Chimichurri Cravings!!

It was late noon and we were famished. Andreas bid farewell as she dropped us off at our hotel. Nanita and I then took a cab to a local hideaway – El Sanjuanino. (On Callao and Posadas in the Recoleta district)
If you’re missing your hole in the wall hideaway joint, I have to say this restaurant wins hands down when it comes to serving the best Empanadas in town.

As cravings overpowered us and with only Chimichurri sauce on our minds, six plates of an assortment of vegetarian Empanadas were brought to our table. From corn and spinach to loads of queso (cheese), we had it all! The ambience was traditional with beer barrels, wooden window panes, hanging lanterns and a wine cellar- everything to trigger the idea that Argentina is everywhere you look around. Once our taste buds were completely satisfied, we indulged in some local desert - the exotic ‘Isla Flotante’ – floating island: a delightful combination of Spanish cream custard, caramel meringue and candied almonds. The contentment that you get after a generous meal in this city is topped only by the joy of the modest check.

We then strolled along the streets, trying to work off all the carbs we consumed, till we approached the Recoleta Fair. This was the place to look for crafts, souvenirs, hand-made jewelry and gift items. There was an eclectic variety of every imaginable artifact. The most popularly sold item seemed to be the hollowed out gourd for the traditional tea, Yerba Mate.

From the romantic sounds of the tango, to the sounds of haggling, the atmosphere was bustling with excitement. Local artists had displayed their works of art in fascinating colors. There were live bands playing and tarot readers engrossed in their readings. There was something for everyone. We didn’t have time for the Recoleta Cemetery and had to head back shortly in order to recharge our batteries before the night’s extravaganza began.

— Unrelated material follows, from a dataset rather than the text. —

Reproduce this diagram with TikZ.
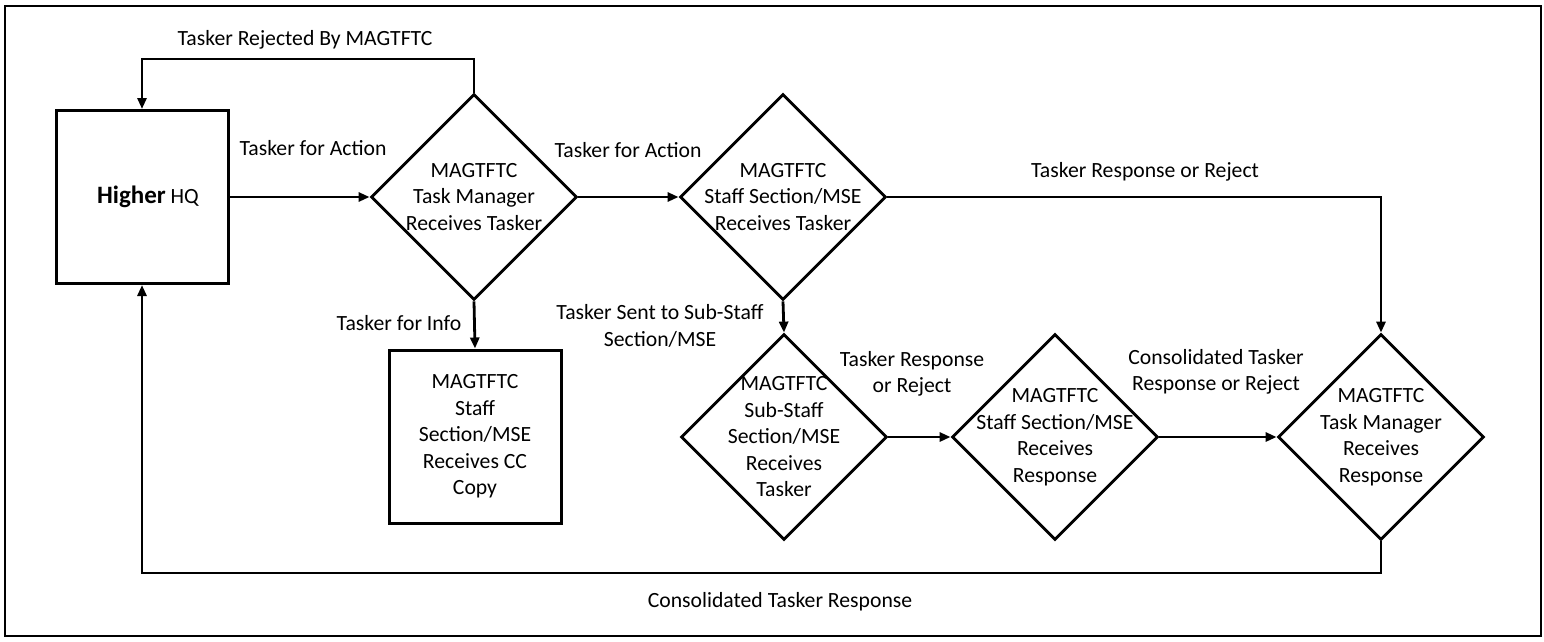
\documentclass[tikz,border=0pt]{standalone}
\usepackage{fontspec}
\setmainfont{Carlito}
\usetikzlibrary{shapes.geometric,arrows.meta}

\begin{document}
\begin{tikzpicture}[x=1pt,y=-1pt,font=\fontsize{21.7}{26.5}\selectfont]
    \tikzstyle{box}=[draw,line width=3pt,shape=rectangle,minimum width=172pt,minimum height=173pt,inner sep=0pt,align=center]
    \tikzstyle{decision}=[draw,line width=2.8pt,shape=diamond,aspect=1,minimum size=206pt,inner sep=-15pt,align=center]
    \tikzstyle{arrow}=[draw,line width=2.8pt,-{Triangle[length=11pt,width=9pt]}]
    \tikzstyle{caption}=[draw=none,inner sep=0pt,align=center]

    \useasboundingbox (0,0) rectangle (1544,641);
    \draw[line width=1.4pt] (5,6) rectangle (1541,636);

    \node[box] (1) at (142,197) {\hspace*{12pt}{\fontsize{25}{30}\selectfont\bfseries Higher} HQ};
    \node[decision] (2) at (474,197) {MAGTFTC\\Task Manager\\Receives Tasker};
    \node[decision] (3) at (783,197) {MAGTFTC\\Staff Section/MSE\\Receives Tasker};
    \node[box] (4) at (475,436.5) {MAGTFTC\\Staff\\Section/MSE\\Receives CC\\Copy};
    \node[decision] (5) at (784,437) {MAGTFTC\\Sub-Staff\\Section/MSE\\Receives\\Tasker};
    \node[decision] (6) at (1055,437) {MAGTFTC\\Staff Section/MSE\\Receives\\Response};
    \node[decision] (7) at (1381,437) {MAGTFTC\\Task Manager\\Receives\\Response};

    \coordinate (r1) at (474,59);
    \coordinate (r2) at (142,59);
    \coordinate (c1) at (1381,573);
    \coordinate (c2) at (142,573);

    \path[arrow] (1) -- (2);
    \path[arrow] (2.north) -- (r1) -- (r2) -- (1.north);
    \path[arrow] (2) -- (3);
    \path[arrow] (2.south) -- (4.north);
    \path[arrow] (3.east) -| (7.north);
    \path[arrow] (3.south) -- (5.north);
    \path[arrow] (5) -- (6);
    \path[arrow] (6) -- (7);
    \path[arrow] (7.south) -- (c1) -- (c2) -- (1.south);

    \node[caption] (l1) at (305,40) {Tasker Rejected By MAGTFTC};
    \node[caption] (l2) at (313,148) {Tasker for Action};
    \node[caption] (l3) at (628,150) {Tasker for Action};
    \node[caption] (l4) at (1145,172) {Tasker Response or Reject};
    \node[caption] (l5) at (399,323) {Tasker for Info};
    \node[caption] (l6) at (660,326) {Tasker Sent to Sub-Staff\\Section/MSE};
    \node[caption] (l7) at (912,374) {Tasker Response\\or Reject};
    \node[caption] (l8) at (1216,372) {Consolidated Tasker\\Response or Reject};
    \node[caption] (l9) at (780,602) {Consolidated Tasker Response};
\end{tikzpicture}
\end{document}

A Mystical end to a Magical day

This evening we were to visit a tango show- ‘The Esquina Carlos Gardel.’ For a city that resonated the voice of the legendary Carlos Gardel, this was a fabulous opportunity to really soak in the culture of this place. At a cul-de-sac on Corrientes Avenue, this Art Nouveau styled room recreated the refinement of the most lavish old time dining rooms.
From meeting an artist, renowned for his paintings of the legend himself, to actually visiting the Carlos Gardel show on the very same day, something about today was definitely mystical. The evening started with a sumptuous three course meal and we sipped over some vino. The dancers performed the complex moves of the Tango so effortlessly. The costumes were flamboyant yet had a touch of elegance. The artistic ambience and the fabulous singing and dancing combined to make the evening an unforgettable cultural experience! We were home by midnight eagerly awaiting our early morning flight to Ushuaia.